# What needs to be done
The required output is the block of lines from the line with "Generate a web" to the line with "const panelLabel = 'C';", endpoints included and pictures omitted.

# Given records
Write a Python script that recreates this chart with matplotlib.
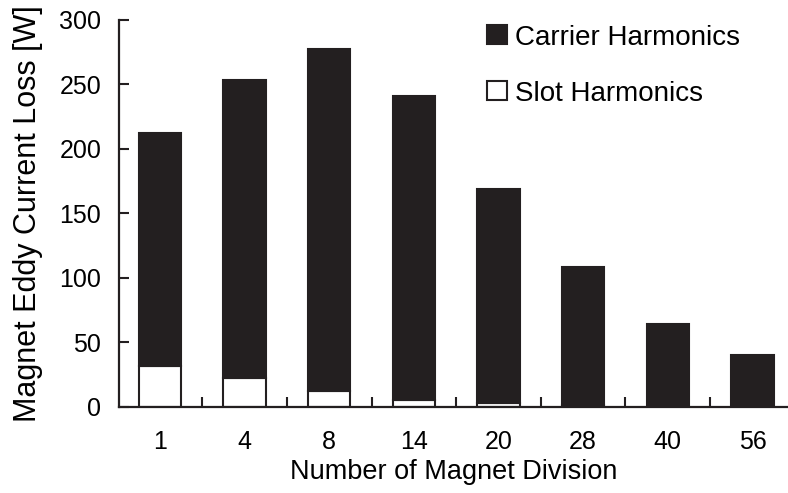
import numpy as np
import matplotlib.pyplot as plt
from matplotlib.patches import Patch

plt.rcParams['font.family'] = ['Liberation Sans', 'DejaVu Sans']

divisions = ["1", "4", "8", "14", "20", "28", "40", "56"]
slot_loss = [31.5, 22, 12, 5, 2.5, 1, 0, 0]
carrier_loss = [180.5, 231, 265, 235.5, 166, 107, 64, 40]

DARK = "#231f20"

fig = plt.figure(figsize=(7.88, 4.93), dpi=100)
ax = fig.add_axes([0.1514, 0.175, 0.8486, 0.785])

x = np.arange(len(divisions))
ax.bar(x, slot_loss, width=0.5, color="white", edgecolor=DARK, linewidth=1.5)
ax.bar(x, carrier_loss, width=0.5, bottom=slot_loss, color=DARK,
       edgecolor=DARK, linewidth=1.5)

ax.set_xlim(-0.48, 7.42)
ax.set_ylim(0, 300)
ax.set_yticks(range(0, 301, 50))
ax.set_xticks(x)
ax.set_xticklabels(divisions)
ax.tick_params(axis="x", length=0, labelsize=18, pad=17)
ax.set_xticks(x[:-1] + 0.5, minor=True)
ax.tick_params(axis="x", which="minor", direction="in", length=7, width=1.5,
               color=DARK)
ax.tick_params(axis="y", direction="in", length=7, width=1.5, color=DARK,
               labelsize=18, pad=13)

for side in ("top", "right"):
    ax.spines[side].set_visible(False)
for side in ("left", "bottom"):
    ax.spines[side].set_linewidth(1.6)
    ax.spines[side].set_color(DARK)

ax.set_xlabel("Number of Magnet Division", fontsize=19.5, labelpad=3)
ax.set_ylabel("Magnet Eddy Current Loss [W]", fontsize=22, labelpad=12)

handles = [Patch(facecolor=DARK, edgecolor=DARK, linewidth=1.5),
           Patch(facecolor="white", edgecolor=DARK, linewidth=1.5)]
fig.legend(handles, ["Carrier Harmonics", "Slot Harmonics"], frameon=False,
           fontsize=20, loc="upper left", bbox_to_anchor=(0.618, 0.95),
           borderpad=0, borderaxespad=0,
           handlelength=0.72, handleheight=0.68, handletextpad=0.3,
           labelspacing=1.08)

fig.savefig("out.png", dpi=100)
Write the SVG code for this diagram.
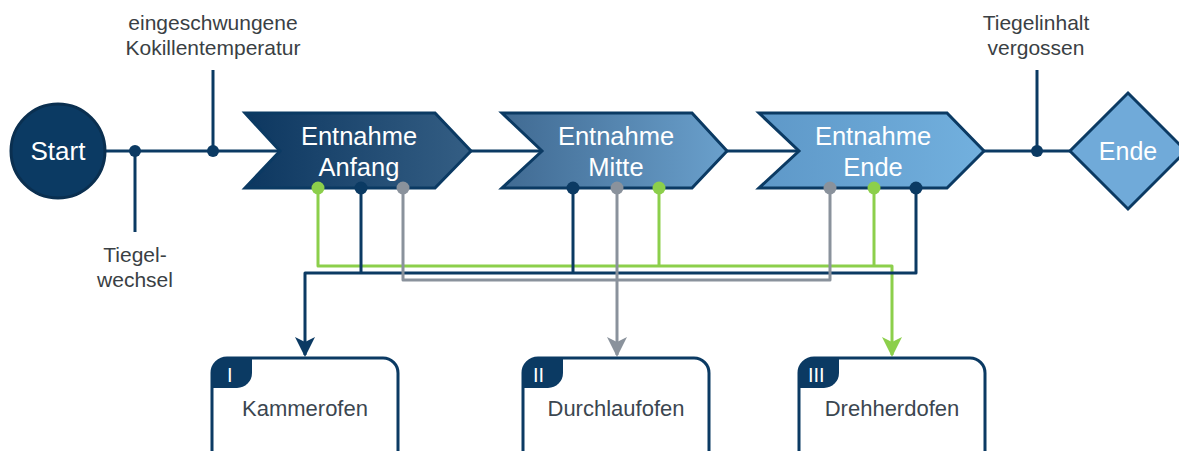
<svg xmlns="http://www.w3.org/2000/svg" width="1179" height="451" viewBox="0 0 1179 451">
  <defs>
    <linearGradient id="g1" x1="0" y1="0" x2="1" y2="0">
      <stop offset="0" stop-color="#0d3760"/>
      <stop offset="1" stop-color="#345e84"/>
    </linearGradient>
    <linearGradient id="g2" x1="0" y1="0" x2="1" y2="0">
      <stop offset="0" stop-color="#406a92"/>
      <stop offset="1" stop-color="#6aa0cc"/>
    </linearGradient>
    <linearGradient id="g3" x1="0" y1="0" x2="1" y2="0">
      <stop offset="0" stop-color="#5e98c8"/>
      <stop offset="1" stop-color="#72b0de"/>
    </linearGradient>
    <marker id="arrDark" viewBox="0 0 20 20" refX="18" refY="10" markerWidth="20" markerHeight="20" markerUnits="userSpaceOnUse" orient="auto">
      <path d="M0,0 L20,10 L0,20 L5,10 Z" fill="#0b3a63"/>
    </marker>
    <marker id="arrGray" viewBox="0 0 20 20" refX="18" refY="10" markerWidth="20" markerHeight="20" markerUnits="userSpaceOnUse" orient="auto">
      <path d="M0,0 L20,10 L0,20 L5,10 Z" fill="#8a929c"/>
    </marker>
    <marker id="arrGreen" viewBox="0 0 20 20" refX="18" refY="10" markerWidth="20" markerHeight="20" markerUnits="userSpaceOnUse" orient="auto">
      <path d="M0,0 L20,10 L0,20 L5,10 Z" fill="#8ccf4b"/>
    </marker>
  </defs>
  <style>
    .line { fill: none; stroke-width: 3; stroke-linejoin: round; }
    .dark { stroke: #0b3a63; }
    .gray { stroke: #8a929c; }
    .green { stroke: #8ccf4b; }
    .dotDark { fill: #0b3a63; }
    .dotGray { fill: #8a929c; }
    .dotGreen { fill: #8ccf4b; }
    .shape { stroke: #0b3a63; stroke-width: 3; stroke-linejoin: miter; }
    .white { font-family: "Liberation Sans", Arial, sans-serif; fill: #ffffff; text-anchor: middle; }
    .title { font-size: 25.5px; }
    .label { font-family: "Liberation Sans", Arial, sans-serif; font-size: 21px; fill: #3a3f44; text-anchor: middle; }
    .box { fill: #ffffff; stroke: #0b3a63; stroke-width: 3; }
    .tag { fill: #0b3a63; }
    .tagText { font-family: "Liberation Sans", Arial, sans-serif; font-size: 20px; fill: #ffffff; }
    .boxText { font-family: "Liberation Sans", Arial, sans-serif; font-size: 22px; fill: #3b4650; text-anchor: middle; }
  </style>

  <!-- connectors -->
  <g id="connectors">
    <!-- main flow line -->
    <line class="line dark" x1="100" y1="151" x2="280" y2="151"/>
    <line class="line dark" x1="471" y1="151" x2="542" y2="151"/>
    <line class="line dark" x1="727" y1="151" x2="799" y2="151"/>
    <line class="line dark" x1="984" y1="151" x2="1070" y2="151"/>
    <!-- event branches -->
    <line class="line dark" x1="135" y1="151" x2="135" y2="232"/>
    <line class="line dark" x1="213" y1="151" x2="213" y2="70"/>
    <line class="line dark" x1="1037" y1="151" x2="1037" y2="70"/>
    <circle class="dotDark" cx="135" cy="151" r="6"/>
    <circle class="dotDark" cx="213" cy="151" r="6"/>
    <circle class="dotDark" cx="1037" cy="151" r="6"/>

    <!-- green routing to Drehherdofen -->
    <path class="line green" d="M318,188 V266 H892 V355" marker-end="url(#arrGreen)"/>
    <path class="line green" d="M659,188 V266"/>
    <path class="line green" d="M874,188 V266"/>
    <!-- dark routing to Kammerofen -->
    <path class="line dark" d="M916,188 V273 H305 V355" marker-end="url(#arrDark)"/>
    <path class="line dark" d="M361,188 V273"/>
    <path class="line dark" d="M573,188 V273"/>
    <!-- gray routing to Durchlaufofen -->
    <path class="line gray" d="M403,188 V280 H830 V188"/>
    <path class="line gray" d="M617,188 V355" marker-end="url(#arrGray)"/>
  </g>

  <!-- event labels -->
  <g id="labels">
    <text class="label" x="213" y="30">eingeschwungene</text>
    <text class="label" x="213" y="55">Kokillentemperatur</text>
    <text class="label" x="135" y="262">Tiegel-</text>
    <text class="label" x="135" y="287">wechsel</text>
    <text class="label" x="1036" y="30">Tiegelinhalt</text>
    <text class="label" x="1036" y="55">vergossen</text>
  </g>

  <g id="start">
    <circle cx="58" cy="151" r="47" fill="#0b3a63" stroke="#0a2f50" stroke-width="3"/>
    <text class="white" x="58" y="160" font-size="26">Start</text>
  </g>

  <g id="entnahme-anfang">
    <path class="shape" fill="url(#g1)" d="M245,113 H435 L471,151 L435,188 H245 L280,151 Z"/>
    <text class="white title" x="359" y="145">Entnahme</text>
    <text class="white title" x="359" y="176">Anfang</text>
  </g>

  <g id="entnahme-mitte">
    <path class="shape" fill="url(#g2)" d="M502,113 H692 L727,151 L692,188 H502 L542,151 Z"/>
    <text class="white title" x="616" y="145">Entnahme</text>
    <text class="white title" x="616" y="176">Mitte</text>
  </g>

  <g id="entnahme-ende">
    <path class="shape" fill="url(#g3)" d="M759,113 H947 L984,151 L947,188 H759 L799,151 Z"/>
    <text class="white title" x="873" y="145">Entnahme</text>
    <text class="white title" x="873" y="176">Ende</text>
  </g>

  <g id="ende">
    <path class="shape" fill="#70aad9" d="M1128,93 L1186,151 L1128,209 L1070,151 Z"/>
    <text class="white" x="1128" y="160" font-size="25">Ende</text>
  </g>

  <!-- attachment points on the lower edges of the steps -->
  <g id="ports">
    <circle class="dotGreen" cx="318" cy="188" r="6.5"/>
    <circle class="dotDark" cx="361" cy="188" r="6.5"/>
    <circle class="dotGray" cx="403" cy="188" r="6.5"/>
    <circle class="dotDark" cx="573" cy="188" r="6.5"/>
    <circle class="dotGray" cx="617" cy="188" r="6.5"/>
    <circle class="dotGreen" cx="659" cy="188" r="6.5"/>
    <circle class="dotGray" cx="830" cy="188" r="6.5"/>
    <circle class="dotGreen" cx="874" cy="188" r="6.5"/>
    <circle class="dotDark" cx="916" cy="188" r="6.5"/>
  </g>

  <g id="kammerofen">
    <rect class="box" x="212" y="358" width="186" height="110" rx="15"/>
    <path class="tag" d="M212,388 V373 A15,15 0 0 1 227,358 H252 V373 A15,15 0 0 1 237,388 Z"/>
    <text class="tagText" x="227" y="382">I</text>
    <text class="boxText" x="305" y="416">Kammerofen</text>
  </g>

  <g id="durchlaufofen">
    <rect class="box" x="523" y="358" width="186" height="110" rx="15"/>
    <path class="tag" d="M523,388 V373 A15,15 0 0 1 538,358 H563 V373 A15,15 0 0 1 548,388 Z"/>
    <text class="tagText" x="533" y="382">II</text>
    <text class="boxText" x="616" y="416">Durchlaufofen</text>
  </g>

  <g id="drehherdofen">
    <rect class="box" x="799" y="358" width="186" height="110" rx="15"/>
    <path class="tag" d="M799,388 V373 A15,15 0 0 1 814,358 H839 V373 A15,15 0 0 1 824,388 Z"/>
    <text class="tagText" x="808" y="382">III</text>
    <text class="boxText" x="892" y="416">Drehherdofen</text>
  </g>
</svg>
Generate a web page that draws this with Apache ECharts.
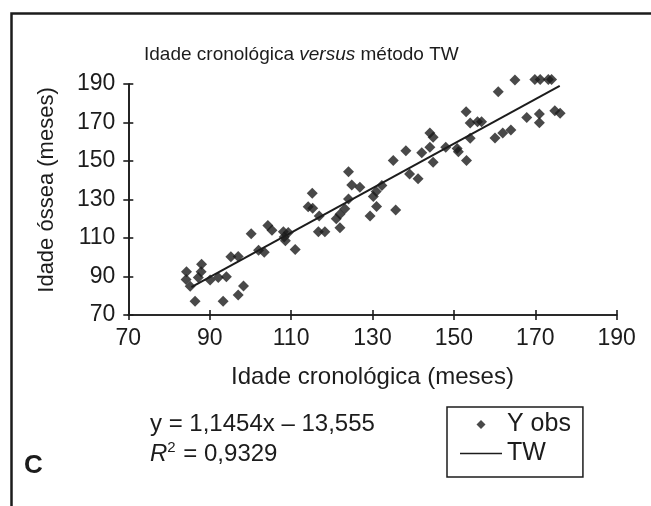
<!DOCTYPE html>
<html><head><meta charset="utf-8">
<script src="https://cdn.jsdelivr.net/npm/echarts@6/dist/echarts.min.js"></script>
<style>html,body{margin:0;padding:0;background:#fff}#c{width:651px;height:506px}</style>
</head><body><div id="c"></div>
<script>
const seriesNames = ['Y obs', 'TW'];
const obsX = [84.3,84.2,85.2,86.4,88.0,87.9,87.2,90.1,92.1,94.1,93.3,97.0,98.3,95.2,97.0,100.2,102.0,103.4,104.3,105.3,108.1,109.3,108.3,108.6,111.0,114.2,115.3,115.2,116.9,116.7,118.3,121.1,122.0,123.2,122.0,124.1,124.1,124.9,126.9,129.4,130.2,130.9,131.0,132.3,135.7,135.1,138.2,139.1,141.2,142.1,144.1,144.9,144.1,144.9,148.0,150.8,151.1,153.1,153.0,154.0,155.8,156.8,154.0,160.1,162.0,164.0,160.9,165.0,169.9,171.2,173.2,174.0,167.9,171.0,171.0,174.8,176.1];
const obsY = [92.5,88.4,85.0,77.1,96.4,92.5,89.5,88.2,89.5,89.9,77.1,80.4,85.1,100.3,100.4,112.2,103.6,102.6,116.5,114.0,113.3,112.8,110.5,108.6,104.0,126.2,125.5,133.2,121.4,113.3,113.3,120.0,122.4,125.2,115.3,130.2,144.4,137.5,136.3,121.4,131.5,134.1,126.3,137.3,124.5,150.3,155.3,143.3,140.8,154.3,164.5,162.3,157.2,149.4,157.2,156.5,154.8,150.3,175.6,169.8,170.4,170.4,161.8,162.0,164.5,166.1,186.0,192.1,192.4,192.4,192.4,192.4,172.6,174.4,169.9,176.1,174.8];
const lineX = [85.5, 176.0];
const lineY = [84.5, 189.0];
const axisMin = 70, axisMax = 190, axisStep = 20;
const titleParts = ['Idade cronológica ', 'versus', ' método TW'];
const xName = 'Idade cronológica (meses)';
const yName = 'Idade óssea (meses)';
const eqText = 'y = 1,1454x – 13,555';
const r2Value = ' = 0,9329';
const panelLabel = 'C';

const FONT = 'Liberation Sans, Arial, Helvetica, sans-serif';
const INK = '#1c1c1c';
const W = 651, H = 506;
const G = {left: 128.3, right: 34.3, top: 84, bottom: 191};
const plotW = W - G.left - G.right, plotH = H - G.top - G.bottom;
const chart = echarts.init(document.getElementById('c'), null, {renderer: 'canvas'});
const scatterData = obsX.map((x, i) => [x, obsY[i]]);
const lineData = lineX.map((x, i) => [x, lineY[i]]);
function axis(extra) {
  return Object.assign({
    type: 'value', show: true,
    min: axisMin, max: axisMax, interval: axisStep,
    axisLine: {show: true, onZero: false, lineStyle: {color: INK, width: 1.6}},
    splitLine: {show: false}
  }, extra);
}
const tickStyle = {color: INK, width: 1.6};
chart.setOption({
  animation: false,
  backgroundColor: '#fff',
  title: {
    text: '{n|' + titleParts[0] + '}{i|' + titleParts[1] + '}{n|' + titleParts[2] + '}',
    left: 139, top: 40,
    textStyle: {fontWeight: 'normal', rich: {
      n: {fontFamily: FONT, fontSize: 19, fontWeight: 'normal', color: INK},
      i: {fontFamily: FONT, fontSize: 19, fontWeight: 'normal', color: INK, fontStyle: 'italic'}
    }}
  },
  grid: [Object.assign({containLabel: false}, G), Object.assign({containLabel: false}, G)],
  xAxis: [
    axis({
      gridIndex: 0, position: 'bottom',
      name: xName, nameLocation: 'middle', nameGap: 50,
      nameTextStyle: {fontFamily: FONT, fontSize: 24, color: INK},
      axisTick: {show: true, inside: false, length: 5, lineStyle: tickStyle},
      axisLabel: {fontFamily: FONT, fontSize: 23, color: INK, margin: 12}
    }),
    axis({
      gridIndex: 1, position: 'top', offset: -plotH,
      axisTick: {show: true, inside: false, length: 5, lineStyle: tickStyle},
      axisLabel: {show: false}
    })
  ],
  yAxis: [
    axis({
      gridIndex: 0, position: 'left',
      axisTick: {show: true, inside: false, length: 5, lineStyle: tickStyle},
      axisLabel: {fontFamily: FONT, fontSize: 23, color: INK, margin: 13}
    }),
    axis({
      gridIndex: 1, position: 'right', offset: -plotW,
      axisTick: {show: true, inside: false, length: 5, lineStyle: tickStyle},
      axisLabel: {show: false}
    })
  ],
  legend: {
    orient: 'vertical', left: 447, top: 407,
    backgroundColor: '#fff',
    borderColor: INK, borderWidth: 1.5, borderRadius: 0,
    padding: [5, 12, 11, 13],
    itemWidth: 42, itemHeight: 9, itemGap: 4,
    textStyle: {fontFamily: FONT, fontSize: 25, color: INK},
    data: [
      {name: seriesNames[0], icon: 'path://M5,0L10,5L5,10L0,5Z'},
      {name: seriesNames[1], icon: 'path://M0,0L42,0L42,1.6L0,1.6Z'}
    ]
  },
  series: [
    {
      name: seriesNames[0], type: 'scatter', xAxisIndex: 0, yAxisIndex: 0,
      data: scatterData, clip: false,
      symbol: 'diamond', symbolSize: 11,
      itemStyle: {color: INK}
    },
    {
      name: seriesNames[1], type: 'line', xAxisIndex: 1, yAxisIndex: 1,
      data: lineData, symbol: 'none',
      lineStyle: {color: INK, width: 2}, itemStyle: {color: INK}
    }
  ],
  graphic: [
    {type: 'rect', left: 9, top: 11, shape: {width: 700, height: 600},
     style: {fill: 'none', stroke: INK, lineWidth: 2.5}, silent: true, z: 100},
    {type: 'text', x: 46.7, y: 190, rotation: Math.PI / 2,
     style: {text: yName, font: '22px ' + FONT, fill: INK, textAlign: 'center', textVerticalAlign: 'middle'}},
    {type: 'text', x: 150, y: 424,
     style: {text: eqText, font: '24px ' + FONT, fill: INK, textAlign: 'left', textVerticalAlign: 'middle'}},
    {type: 'text', x: 150, y: 454,
     style: {text: '{i|R}{s|2}{n|' + r2Value + '}', textAlign: 'left', textVerticalAlign: 'middle',
       rich: {
         i: {fontFamily: FONT, fontSize: 24, fontStyle: 'italic', fill: INK, color: INK},
         s: {fontFamily: FONT, fontSize: 15, fill: INK, color: INK, verticalAlign: 'top', padding: [0, 1, 12, 0]},
         n: {fontFamily: FONT, fontSize: 24, fill: INK, color: INK}
       }}},
    {type: 'text', x: 24, y: 466,
     style: {text: panelLabel, font: 'bold 26px ' + FONT, fill: INK, textAlign: 'left', textVerticalAlign: 'middle'}}
  ]
});
</script>
</body></html>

# Exercise output
Generate a web page that draws this with Apache ECharts.
<!DOCTYPE html>
<html><head><meta charset="utf-8">
<script src="https://cdn.jsdelivr.net/npm/echarts@6/dist/echarts.min.js"></script>
<style>html,body{margin:0;padding:0;background:#fff}#c{width:651px;height:506px}</style>
</head><body><div id="c"></div>
<script>
const seriesNames = ['Y obs', 'TW'];
const obsX = [84.3,84.2,85.2,86.4,88.0,87.9,87.2,90.1,92.1,94.1,93.3,97.0,98.3,95.2,97.0,100.2,102.0,103.4,104.3,105.3,108.1,109.3,108.3,108.6,111.0,114.2,115.3,115.2,116.9,116.7,118.3,121.1,122.0,123.2,122.0,124.1,124.1,124.9,126.9,129.4,130.2,130.9,131.0,132.3,135.7,135.1,138.2,139.1,141.2,142.1,144.1,144.9,144.1,144.9,148.0,150.8,151.1,153.1,153.0,154.0,155.8,156.8,154.0,160.1,162.0,164.0,160.9,165.0,169.9,171.2,173.2,174.0,167.9,171.0,171.0,174.8,176.1];
const obsY = [92.5,88.4,85.0,77.1,96.4,92.5,89.5,88.2,89.5,89.9,77.1,80.4,85.1,100.3,100.4,112.2,103.6,102.6,116.5,114.0,113.3,112.8,110.5,108.6,104.0,126.2,125.5,133.2,121.4,113.3,113.3,120.0,122.4,125.2,115.3,130.2,144.4,137.5,136.3,121.4,131.5,134.1,126.3,137.3,124.5,150.3,155.3,143.3,140.8,154.3,164.5,162.3,157.2,149.4,157.2,156.5,154.8,150.3,175.6,169.8,170.4,170.4,161.8,162.0,164.5,166.1,186.0,192.1,192.4,192.4,192.4,192.4,172.6,174.4,169.9,176.1,174.8];
const lineX = [85.5, 176.0];
const lineY = [84.5, 189.0];
const axisMin = 70, axisMax = 190, axisStep = 20;
const titleParts = ['Idade cronológica ', 'versus', ' método TW'];
const xName = 'Idade cronológica (meses)';
const yName = 'Idade óssea (meses)';
const eqText = 'y = 1,1454x – 13,555';
const r2Value = ' = 0,9329';
const panelLabel = 'C';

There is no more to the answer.